** Exercise description **
It is required that the lines from the top of the listing through the line with "iterates = [1,2,3,4,5,6,7,8,9,10,11,12,13,14,15,16,17,18,19,20];" be reproduced exactly, excluding pictures.

** Data block **

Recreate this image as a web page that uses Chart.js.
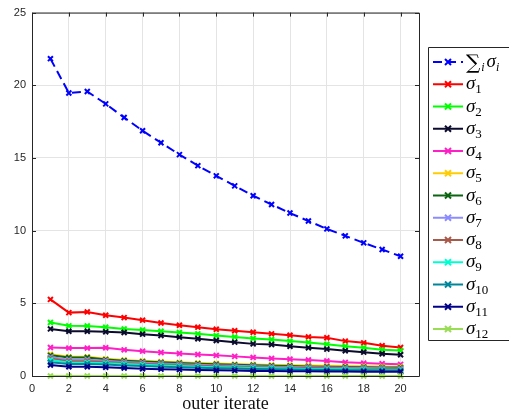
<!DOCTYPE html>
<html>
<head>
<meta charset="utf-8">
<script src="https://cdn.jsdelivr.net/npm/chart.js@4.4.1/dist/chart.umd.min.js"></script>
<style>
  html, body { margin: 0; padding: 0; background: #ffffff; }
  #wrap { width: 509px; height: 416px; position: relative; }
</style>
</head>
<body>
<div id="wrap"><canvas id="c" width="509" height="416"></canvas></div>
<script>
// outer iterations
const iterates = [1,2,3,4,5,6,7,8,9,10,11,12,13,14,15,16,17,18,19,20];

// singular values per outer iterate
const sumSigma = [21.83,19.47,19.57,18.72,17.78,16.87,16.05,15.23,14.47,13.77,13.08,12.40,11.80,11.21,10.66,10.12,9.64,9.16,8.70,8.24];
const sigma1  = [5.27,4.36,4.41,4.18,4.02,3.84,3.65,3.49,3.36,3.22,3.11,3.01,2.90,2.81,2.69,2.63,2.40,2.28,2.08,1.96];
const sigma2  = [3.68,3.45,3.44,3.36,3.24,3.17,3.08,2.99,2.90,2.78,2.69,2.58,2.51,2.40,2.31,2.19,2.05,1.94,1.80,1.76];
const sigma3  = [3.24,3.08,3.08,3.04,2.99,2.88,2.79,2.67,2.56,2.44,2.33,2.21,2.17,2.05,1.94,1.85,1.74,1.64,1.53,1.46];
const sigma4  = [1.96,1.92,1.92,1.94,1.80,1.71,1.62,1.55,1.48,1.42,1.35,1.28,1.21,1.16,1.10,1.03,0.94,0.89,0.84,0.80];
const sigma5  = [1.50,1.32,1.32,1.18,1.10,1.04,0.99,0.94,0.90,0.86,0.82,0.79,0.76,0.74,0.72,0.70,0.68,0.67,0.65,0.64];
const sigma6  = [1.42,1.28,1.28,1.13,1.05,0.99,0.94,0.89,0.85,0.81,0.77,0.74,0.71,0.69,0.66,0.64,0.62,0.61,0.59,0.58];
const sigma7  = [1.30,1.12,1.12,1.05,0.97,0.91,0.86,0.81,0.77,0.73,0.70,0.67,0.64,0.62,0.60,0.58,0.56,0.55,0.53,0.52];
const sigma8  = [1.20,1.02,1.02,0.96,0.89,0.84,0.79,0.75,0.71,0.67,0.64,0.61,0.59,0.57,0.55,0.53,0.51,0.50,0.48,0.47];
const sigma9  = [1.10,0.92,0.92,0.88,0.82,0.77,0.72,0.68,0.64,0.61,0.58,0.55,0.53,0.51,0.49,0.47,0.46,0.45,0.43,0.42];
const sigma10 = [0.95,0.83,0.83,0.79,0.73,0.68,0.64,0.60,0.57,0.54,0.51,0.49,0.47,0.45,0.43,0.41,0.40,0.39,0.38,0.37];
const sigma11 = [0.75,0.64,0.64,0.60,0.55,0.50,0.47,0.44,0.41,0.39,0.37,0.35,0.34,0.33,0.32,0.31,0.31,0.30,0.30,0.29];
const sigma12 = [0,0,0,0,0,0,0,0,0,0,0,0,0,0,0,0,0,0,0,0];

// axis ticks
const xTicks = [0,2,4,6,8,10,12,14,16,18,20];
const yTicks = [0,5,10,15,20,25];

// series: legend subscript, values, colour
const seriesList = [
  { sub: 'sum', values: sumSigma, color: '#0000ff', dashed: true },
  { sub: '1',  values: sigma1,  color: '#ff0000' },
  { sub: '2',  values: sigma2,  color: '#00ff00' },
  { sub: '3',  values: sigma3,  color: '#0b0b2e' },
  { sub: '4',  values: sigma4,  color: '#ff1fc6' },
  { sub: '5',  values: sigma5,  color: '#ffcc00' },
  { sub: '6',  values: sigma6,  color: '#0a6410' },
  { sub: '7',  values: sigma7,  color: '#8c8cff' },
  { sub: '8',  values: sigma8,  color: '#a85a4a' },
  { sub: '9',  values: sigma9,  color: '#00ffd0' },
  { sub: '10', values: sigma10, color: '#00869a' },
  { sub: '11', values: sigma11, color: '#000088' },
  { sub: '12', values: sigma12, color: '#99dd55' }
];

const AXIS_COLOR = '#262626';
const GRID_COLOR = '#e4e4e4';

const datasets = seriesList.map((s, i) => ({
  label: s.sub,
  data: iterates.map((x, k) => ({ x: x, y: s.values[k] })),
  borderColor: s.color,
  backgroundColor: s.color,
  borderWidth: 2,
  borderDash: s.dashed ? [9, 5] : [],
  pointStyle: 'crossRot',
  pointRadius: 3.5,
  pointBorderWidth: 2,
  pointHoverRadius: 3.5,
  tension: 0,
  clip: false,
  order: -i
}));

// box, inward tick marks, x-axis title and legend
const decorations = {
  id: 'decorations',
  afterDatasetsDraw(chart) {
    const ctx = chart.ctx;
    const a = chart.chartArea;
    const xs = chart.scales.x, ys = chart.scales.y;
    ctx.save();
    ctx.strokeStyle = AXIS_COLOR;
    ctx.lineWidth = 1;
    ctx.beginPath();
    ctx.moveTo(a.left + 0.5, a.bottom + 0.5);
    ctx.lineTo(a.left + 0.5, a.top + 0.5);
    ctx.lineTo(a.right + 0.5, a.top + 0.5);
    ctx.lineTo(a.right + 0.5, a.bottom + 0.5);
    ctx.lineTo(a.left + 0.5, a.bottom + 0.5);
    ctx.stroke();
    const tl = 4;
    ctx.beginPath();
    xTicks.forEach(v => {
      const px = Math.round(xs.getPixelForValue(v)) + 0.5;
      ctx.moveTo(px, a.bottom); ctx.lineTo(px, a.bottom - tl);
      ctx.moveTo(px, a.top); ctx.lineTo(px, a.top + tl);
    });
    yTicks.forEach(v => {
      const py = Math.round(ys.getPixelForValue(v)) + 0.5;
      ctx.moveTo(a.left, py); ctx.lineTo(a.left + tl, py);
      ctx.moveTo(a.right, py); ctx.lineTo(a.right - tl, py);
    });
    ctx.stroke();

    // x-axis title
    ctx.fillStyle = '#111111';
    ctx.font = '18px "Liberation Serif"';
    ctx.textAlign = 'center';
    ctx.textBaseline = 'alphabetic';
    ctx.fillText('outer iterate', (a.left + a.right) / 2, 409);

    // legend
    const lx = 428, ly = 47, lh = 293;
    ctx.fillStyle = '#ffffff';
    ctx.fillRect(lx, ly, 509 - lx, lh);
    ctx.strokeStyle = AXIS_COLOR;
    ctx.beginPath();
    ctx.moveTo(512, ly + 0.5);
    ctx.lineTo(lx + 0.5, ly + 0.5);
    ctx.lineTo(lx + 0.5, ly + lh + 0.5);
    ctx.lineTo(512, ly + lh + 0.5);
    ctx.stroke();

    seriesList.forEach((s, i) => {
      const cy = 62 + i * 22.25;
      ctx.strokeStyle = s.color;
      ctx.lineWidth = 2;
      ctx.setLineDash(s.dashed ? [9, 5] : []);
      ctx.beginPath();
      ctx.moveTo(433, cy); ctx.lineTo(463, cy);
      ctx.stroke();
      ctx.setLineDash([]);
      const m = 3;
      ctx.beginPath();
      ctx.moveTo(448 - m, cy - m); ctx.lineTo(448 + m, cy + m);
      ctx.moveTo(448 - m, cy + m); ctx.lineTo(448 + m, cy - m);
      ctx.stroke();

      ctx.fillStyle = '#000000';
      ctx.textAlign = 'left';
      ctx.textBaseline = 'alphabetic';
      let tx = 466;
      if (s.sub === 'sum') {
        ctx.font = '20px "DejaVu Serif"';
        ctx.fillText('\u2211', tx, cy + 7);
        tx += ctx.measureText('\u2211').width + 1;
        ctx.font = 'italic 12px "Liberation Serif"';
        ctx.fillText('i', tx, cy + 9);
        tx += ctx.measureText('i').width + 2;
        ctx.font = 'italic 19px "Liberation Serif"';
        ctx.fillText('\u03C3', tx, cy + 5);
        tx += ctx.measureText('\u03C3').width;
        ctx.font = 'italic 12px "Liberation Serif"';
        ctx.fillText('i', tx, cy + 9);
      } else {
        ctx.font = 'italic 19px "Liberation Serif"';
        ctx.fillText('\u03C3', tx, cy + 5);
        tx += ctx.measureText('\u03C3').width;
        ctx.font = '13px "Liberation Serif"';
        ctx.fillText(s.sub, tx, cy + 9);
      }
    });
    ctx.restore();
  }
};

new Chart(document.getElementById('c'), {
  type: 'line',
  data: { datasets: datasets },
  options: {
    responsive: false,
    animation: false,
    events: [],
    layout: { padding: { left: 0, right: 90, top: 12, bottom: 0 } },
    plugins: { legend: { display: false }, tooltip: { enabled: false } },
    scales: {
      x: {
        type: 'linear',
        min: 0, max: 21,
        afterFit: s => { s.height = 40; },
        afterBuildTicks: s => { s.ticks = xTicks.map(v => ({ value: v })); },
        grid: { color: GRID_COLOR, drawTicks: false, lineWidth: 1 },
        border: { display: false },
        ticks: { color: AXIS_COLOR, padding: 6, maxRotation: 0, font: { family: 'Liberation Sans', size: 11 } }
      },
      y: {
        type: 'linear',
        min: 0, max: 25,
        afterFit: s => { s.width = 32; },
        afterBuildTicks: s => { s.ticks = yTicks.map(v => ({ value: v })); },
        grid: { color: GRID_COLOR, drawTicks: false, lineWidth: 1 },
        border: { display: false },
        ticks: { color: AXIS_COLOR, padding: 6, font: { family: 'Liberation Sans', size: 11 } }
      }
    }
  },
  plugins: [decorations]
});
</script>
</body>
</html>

** Written solution **
Recreate this image as a web page that uses Chart.js.
<!DOCTYPE html>
<html>
<head>
<meta charset="utf-8">
<script src="https://cdn.jsdelivr.net/npm/chart.js@4.4.1/dist/chart.umd.min.js"></script>
<style>
  html, body { margin: 0; padding: 0; background: #ffffff; }
  #wrap { width: 509px; height: 416px; position: relative; }
</style>
</head>
<body>
<div id="wrap"><canvas id="c" width="509" height="416"></canvas></div>
<script>
// outer iterations
const iterates = [1,2,3,4,5,6,7,8,9,10,11,12,13,14,15,16,17,18,19,20];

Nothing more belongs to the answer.